XLAs measure experience.

For example:

  • “95% of transactions should complete under X seconds.”
  • “User login success rate must remain above 98%.”
  • “High-priority incidents must not exceed Y volume per month.”

XLAs quantify what the business actually feels. Providers who embrace XLAs elevate themselves from vendors to partners.


8. Shift the Culture From “Not My Problem” to “We Own the Outcome.”

Too often, engineers fall back on:

  • “My logs are clean.”
  • “Not from my system.”
  • “Looks like an app issue.”

This attitude kills trust.

Providers must emphasise:

  • joint RCA, not defensive RCA,
  • collaborative war rooms,
  • shared responsibility models,
  • empathic communication,
  • an ownership culture.

Even if the root cause lies with a third party, the customer should feel supported—not redirected.


9. Build Credibility Through Communication Excellence

Customers value clarity, not jargon.

Providers must train engineers in:

  • concise updates,
  • structured communication formats,
  • timely escalation management,
  • transparent reporting,
  • next-step clarity,
  • empathy.

A technically competent engineer who communicates poorly creates more dissatisfaction than a moderately skilled engineer who communicates exceptionally well.


10. Lead With Continuous Improvement (CI) Initiatives

The best providers never settle into routine operations. They constantly seek:

  • automation opportunities,
  • cost efficiency recommendations,
  • performance optimisation,
  • better observability,
  • process simplification.

Customers perceive this as value creation, not just maintenance.

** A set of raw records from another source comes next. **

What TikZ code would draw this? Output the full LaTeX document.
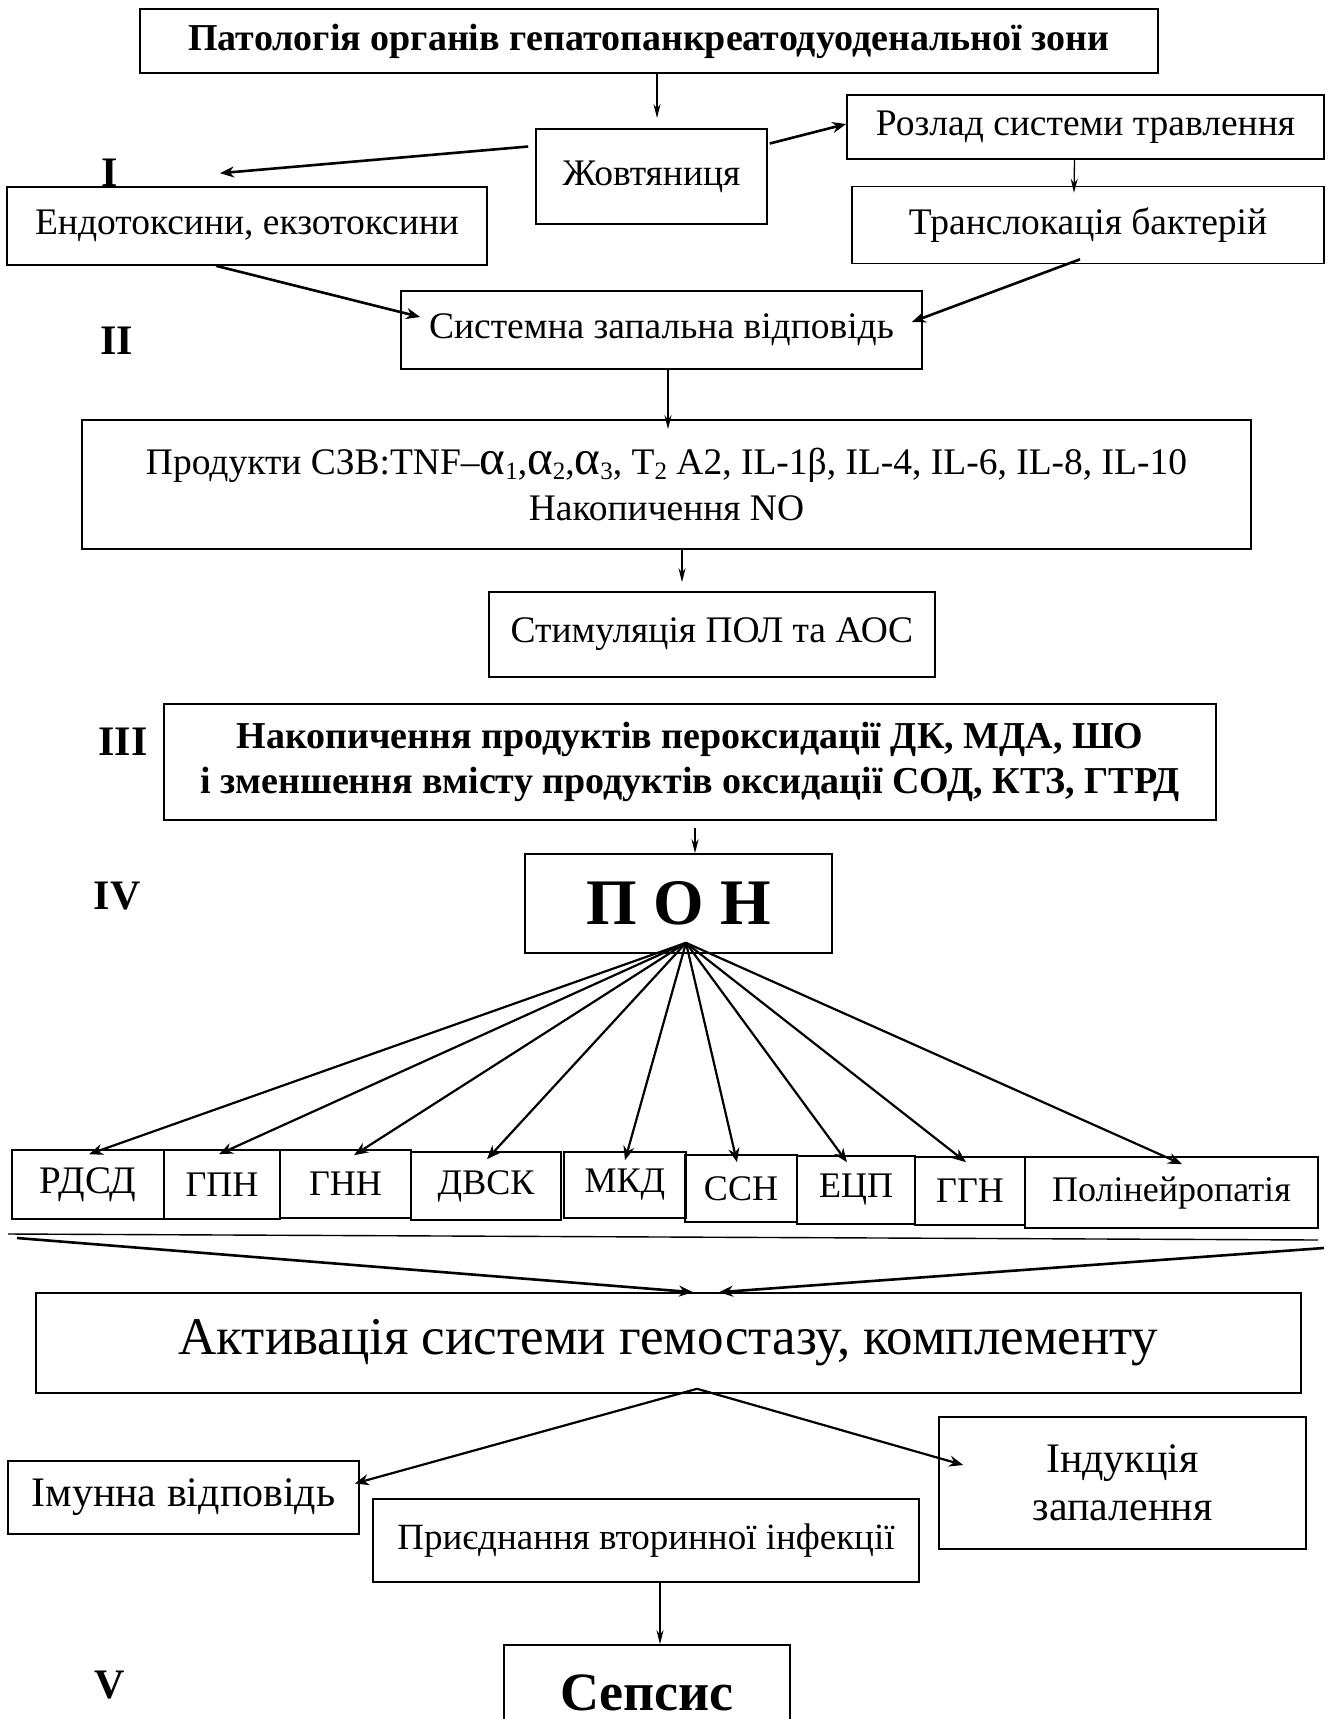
\documentclass[tikz,border=0pt]{standalone}
\usepackage{fontspec}
\setmainfont{Liberation Serif}
\usetikzlibrary{arrows.meta}
\newcommand\fsz[2]{\fontsize{#1}{#2}\selectfont}
\newcommand\subs[1]{\raisebox{-0.3ex}{\fsz{25}{25}#1}}
\newcommand\alf{{\fsz{49}{49}α}}
\begin{document}
\begin{tikzpicture}[x=1pt,y=-1pt,
  box/.style={draw, line width=1.6pt, inner sep=0pt, align=center, font=\fsz{37.5}{46}},
  thinarrow/.style={line width=1.3pt, -{Stealth[length=14pt,width=7pt]}},
  thickarrow/.style={line width=2.6pt, -{Stealth[length=14pt,width=11pt]}},
  roman/.style={font=\bfseries\fsz{42}{42}, inner sep=0pt}]
\clip (0,0) rectangle (1329,1719);
\fill[white] (0,0) rectangle (1329,1719);

% nodes
\node[box, minimum width=1018pt, minimum height=64pt, font=\bfseries\fsz{38}{44}] (top) at (649,41) {Патологія органів гепатопанкреатодуоденальної зони};
\node[box, minimum width=231pt, minimum height=95pt] (zhovt) at (651.5,176.5) {\raisebox{5pt}{Жовтяниця}};
\node[box, minimum width=477pt, minimum height=64pt] (rozlad) at (1085.5,127) {Розлад системи травлення};
\node[box, minimum width=472pt, minimum height=77pt] (transl) at (1088,225) {Транслокація бактерій};
\node[box, minimum width=480pt, minimum height=78pt] (endo) at (247,226) {Ендотоксини, екзотоксини};
\node[box, minimum width=521pt, minimum height=78pt] (sys) at (661.5,330) {Системна запальна відповідь};
\node[box, minimum width=1169pt, minimum height=129pt] (prod) at (666.5,484.5)
  {Продукти СЗВ:TNF–\alf\subs{1},\alf\subs{2},\alf\subs{3}, T\subs{2} A2, IL-1β, IL-4, IL-6, IL-8, IL-10\\Накопичення NO};
\node[box, minimum width=446pt, minimum height=85pt] (stim) at (712,634.5) {Стимуляція ПОЛ та АОС};
\node[box, minimum width=1052pt, minimum height=116pt, font=\bfseries\fsz{38}{45}] (nak) at (690,762)
  {Накопичення продуктів пероксидації ДК, МДА, ШО\\і зменшення вмісту продуктів оксидації СОД, КТЗ, ГТРД};
\node[box, minimum width=307pt, minimum height=99pt, font=\bfseries\fsz{65}{65}] (pon) at (678.5,903.5) {П О Н};

\node[box, minimum width=152pt, minimum height=69pt, font=\fsz{39}{46}] (rdsd) at (88,1184.5) {РДСД};
\node[box, minimum width=116pt, minimum height=69pt, font=\fsz{36}{46}] (gpn) at (222,1184.5) {ГПН};
\node[box, minimum width=131pt, minimum height=68pt, font=\fsz{36}{46}] (gnn) at (345.5,1184) {ГНН};
\node[box, minimum width=150pt, minimum height=68pt, font=\fsz{36}{46}] (dvsk) at (486,1186) {ДВСК};
\node[box, minimum width=122pt, minimum height=66pt, font=\fsz{36}{46}] (mkd) at (625,1185) {МКД};
\node[box, minimum width=112pt, minimum height=67pt, font=\fsz{36}{46}] (ssn) at (741,1188.5) {ССН};
\node[box, minimum width=118pt, minimum height=68pt, font=\fsz{36}{46}] (ecp) at (856,1190) {ЕЦП};
\node[box, minimum width=110pt, minimum height=68pt, font=\fsz{36}{46}] (ggn) at (970,1191) {ГГН};
\node[box, minimum width=293pt, minimum height=71pt, font=\fsz{36}{46}] (poly) at (1171.5,1192.5) {Полінейропатія};

\node[box, minimum width=1265pt, minimum height=100pt, font=\fsz{53}{58}] (act) at (668.5,1343) {Активація системи гемостазу, комплементу};
\node[box, minimum width=367pt, minimum height=132pt, font=\fsz{42}{48}] (ind) at (1122.5,1483) {Індукція\\запалення};
\node[box, minimum width=351pt, minimum height=73pt, font=\fsz{42}{46}] (imm) at (183.5,1497.5) {Імунна відповідь};
\node[box, minimum width=546pt, minimum height=83pt, font=\fsz{37}{44}] (pri) at (646,1540.5) {Приєднання вторинної інфекції};
\node[box, minimum width=286pt, minimum height=100pt, font=\bfseries\fsz{54}{54}] (sep) at (647,1695) {\raisebox{5pt}{Сепсис}};

% roman labels
\node[roman] (r1) at (110,173) {I};
\node[roman] (r2) at (117,341) {II};
\node[roman] (r3) at (123,742) {III};
\node[roman] (r4) at (117,896) {IV};
\node[roman] (r5) at (110,1685) {V};

% connectors top part
\coordinate (a1) at (657,118);
\draw[thinarrow] (top.south -| a1) -- (a1);
\draw[thickarrow] ([shift={(-7,-30)}]zhovt.west) -- ([shift={(-27,-13)}]endo.north);
\draw[thickarrow] ([shift={(2,-33)}]zhovt.east) -- ([shift={(0,-3)}]rozlad.west);
\draw[thinarrow] ([shift={(-11,0)}]rozlad.south) -- ([shift={(-14,7)}]transl.north);
\draw[thickarrow] ([shift={(-31,0)}]endo.south) -- ([shift={(20,-13)}]sys.west);
\draw[thickarrow] ([shift={(-8,-5)}]transl.south) -- ([shift={(-11,-8)}]sys.east);
\draw[thinarrow] ([shift={(6.5,0)}]sys.south) -- ([shift={(1.5,10)}]prod.north);
\draw[thinarrow] ([shift={(15.5,0)}]prod.south) -- ([shift={(-30,-9)}]stim.north);
\draw[thinarrow] ([shift={(5,7)}]nak.south) -- ([shift={(16.5,0)}]pon.north);

% fan
\coordinate (fan) at ([shift={(7.5,-11)}]pon.south);
\foreach \t/\dx/\dy in {rdsd/1/5, gpn/-3/5, gnn/8.5/6, dvsk/1/8, mkd/0/9, ssn/-4/8, ecp/-9/7, ggn/-4/6, poly/10.5/8}
  \draw[thickarrow, line width=2.2pt] (fan) -- ([shift={(\dx,\dy)}]\t.north);

% separator and converging arrows
\coordinate (s1) at (8,1234);
\coordinate (s2) at (1318,1240);
\draw[line width=1.4pt] (s1) -- (s2);
\coordinate (c1) at (17,1238);
\coordinate (c2) at (1324,1248);
\draw[thickarrow] (c1) -- ([shift={(24.5,0)}]act.north);
\draw[thickarrow] (c2) -- ([shift={(50.5,0)}]act.north);

% fork
\coordinate (fork) at ([shift={(28.5,-5)}]act.south);
\draw[thickarrow, line width=2.2pt] (fork) -- ([shift={(-5,-14)}]imm.east);
\draw[thickarrow, line width=2.2pt] (fork) -- ([shift={(25,-18)}]ind.west);

\draw[thinarrow] ([shift={(14,0)}]pri.south) -- ([shift={(13,0)}]sep.north);
\end{tikzpicture}
\end{document}
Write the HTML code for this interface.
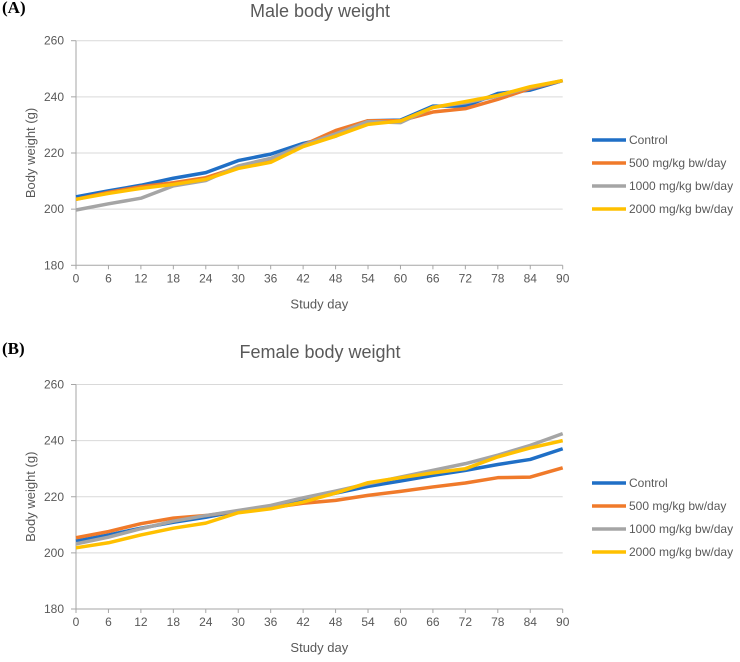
<!DOCTYPE html>
<html><head><meta charset="utf-8"><style>
body{margin:0;background:#fff;font-family:"Liberation Sans",sans-serif}
</style></head><body>
<svg id="chart" width="740" height="657" xmlns="http://www.w3.org/2000/svg" font-family="Liberation Sans, sans-serif"></svg>
<script>
const days=[0,6,12,18,24,30,36,42,48,54,60,66,72,78,84,90];
const yTicks=[180,200,220,240,260];
const seriesNames=["Control","500 mg/kg bw/day","1000 mg/kg bw/day","2000 mg/kg bw/day"];
const seriesColors=["#1f6fc6","#f07a2a","#a5a5a5","#ffc000"];
const maleControl=[204.4,206.5,208.5,211,213,217.3,219.6,223.4,226,231.5,231.7,236.7,236.7,241.2,242.4,245.8];
const male500=[203.5,206,208,209.4,211.2,214.9,216.9,222.8,228,231.5,231.5,234.6,235.8,239.1,243,245.8];
const male1000=[199.7,201.9,203.9,208.3,210.2,215.4,218.1,222.8,226.8,231.2,230.8,236.3,237.9,240.3,243.4,245.8];
const male2000=[203.5,205.6,207.4,208.8,210.6,214.5,216.7,222.3,226,230.2,231.4,236.2,238.3,240.5,243.6,245.8];
const femaleControl=[204.2,206.4,208.8,210.9,212.7,214.9,216.5,218.9,221.3,223.7,225.6,227.6,229.4,231.5,233.3,237.1];
const female500=[205.4,207.6,210.4,212.4,213.3,214.9,216.1,217.7,218.7,220.5,221.9,223.5,224.9,226.8,227,230.3];
const female1000=[203.2,205.6,208.6,211.3,213.3,215.1,216.9,219.6,222,224.6,227,229.4,231.8,234.8,238.3,242.5];
const female2000=[201.8,203.6,206.4,208.8,210.6,214.3,215.7,218.1,221.3,225,226.8,228.5,230,234.2,237.4,240];

const svg=document.getElementById('chart');
const NS='http://www.w3.org/2000/svg';
function mk(tag,attrs,parent,text){const e=document.createElementNS(NS,tag);for(const k in attrs)e.setAttribute(k,attrs[k]);if(text!==undefined)e.textContent=text;parent.appendChild(e);return e;}

function panel(label,title,titleY,top,bottom,data,legendY,key){
  const g=mk('g',{},svg);
  
  
  const x0=76,x1=562.7;
  const xs=d=>x0+(d-0)/90*(x1-x0);
  const ys=v=>bottom-(v-180)/80*(bottom-top);
  const pl=mk('text',{x:2,y:titleY-4,'font-family':'Liberation Serif, serif','font-weight':'bold','font-size':17,fill:'#000'},g,label);
  
  const tt=mk('text',{x:320,y:titleY,'text-anchor':'middle','font-size':18,fill:'#595959'},g,title);
  
  yTicks.forEach(v=>{
    if(v>180){const l=mk('line',{x1:x0,x2:x1,y1:ys(v),y2:ys(v),stroke:'#d9d9d9','stroke-width':1},g);
    }
    mk('line',{x1:x0-5,x2:x0,y1:ys(v),y2:ys(v),stroke:'#a6a6a6'},g);
    const t=mk('text',{x:x0-12,y:ys(v)+4,'text-anchor':'end','font-size':12,fill:'#595959'},g,v);
    
  });
  mk('line',{x1:x0,x2:x0,y1:top,y2:bottom,stroke:'#a6a6a6'},g);
  mk('line',{x1:x0,x2:x1,y1:bottom,y2:bottom,stroke:'#a6a6a6'},g);
  days.forEach(d=>{
    mk('line',{x1:xs(d),x2:xs(d),y1:bottom,y2:bottom+4,stroke:'#a6a6a6'},g);
    const t=mk('text',{x:xs(d),y:bottom+17,'text-anchor':'middle','font-size':12,fill:'#595959'},g,d);
    
  });
  const xt=mk('text',{x:(x0+x1)/2,y:bottom+43,'text-anchor':'middle','font-size':13,fill:'#595959'},g,'Study day');
  
  const cy=(top+bottom)/2;
  const yt=mk('text',{x:35,y:cy,'text-anchor':'middle','font-size':13,fill:'#595959',transform:`rotate(-90 35 ${cy})`},g,'Body weight (g)');
  
  data.forEach((arr,i)=>{
    const p=mk('polyline',{points:arr.map((v,j)=>xs(days[j])+','+ys(v)).join(' '),fill:'none',stroke:seriesColors[i],'stroke-width':3.5,'stroke-linejoin':'round'},g);
    
  });
  seriesNames.forEach((n,i)=>{
    const y=legendY+i*23;
    const lg=mk('g',{},g);
    
    mk('line',{x1:592,x2:626,y1:y,y2:y,stroke:seriesColors[i],'stroke-width':3.5},lg);
    mk('text',{x:629,y:y+4,'font-size':12,fill:'#595959'},lg,n);
  });
}
panel('(A)','Male body weight',17,40.7,265.3,[maleControl,male500,male1000,male2000],140,'male');
panel('(B)','Female body weight',358,384.5,609,[femaleControl,female500,female1000,female2000],483,'female');
</script>
</body></html>
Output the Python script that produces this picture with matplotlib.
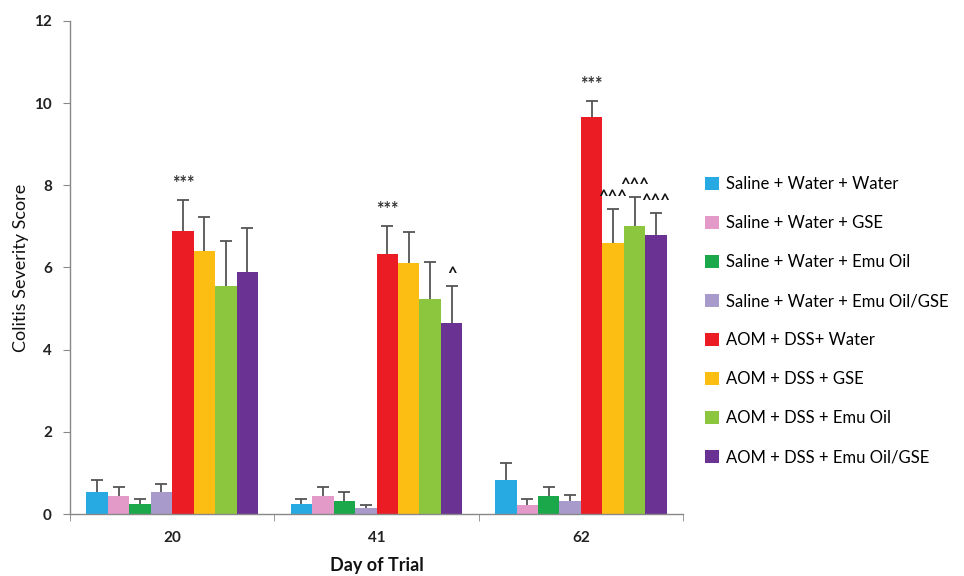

Conclusion: The New Managed Services Identity

Service providers must evolve from:

  • Ticket Responders → Business Enablers
  • Domain Silos → Cross-Functional Squads
  • SLA Mindset → Outcome & Experience Mindset
  • KT-Dependent → Context-Aware
  • Technical Service → Business Partnership


The market is quietly shifting. Providers who cling to old models will become commodities. Providers who embrace business alignment will dominate the next decade of outsourcing.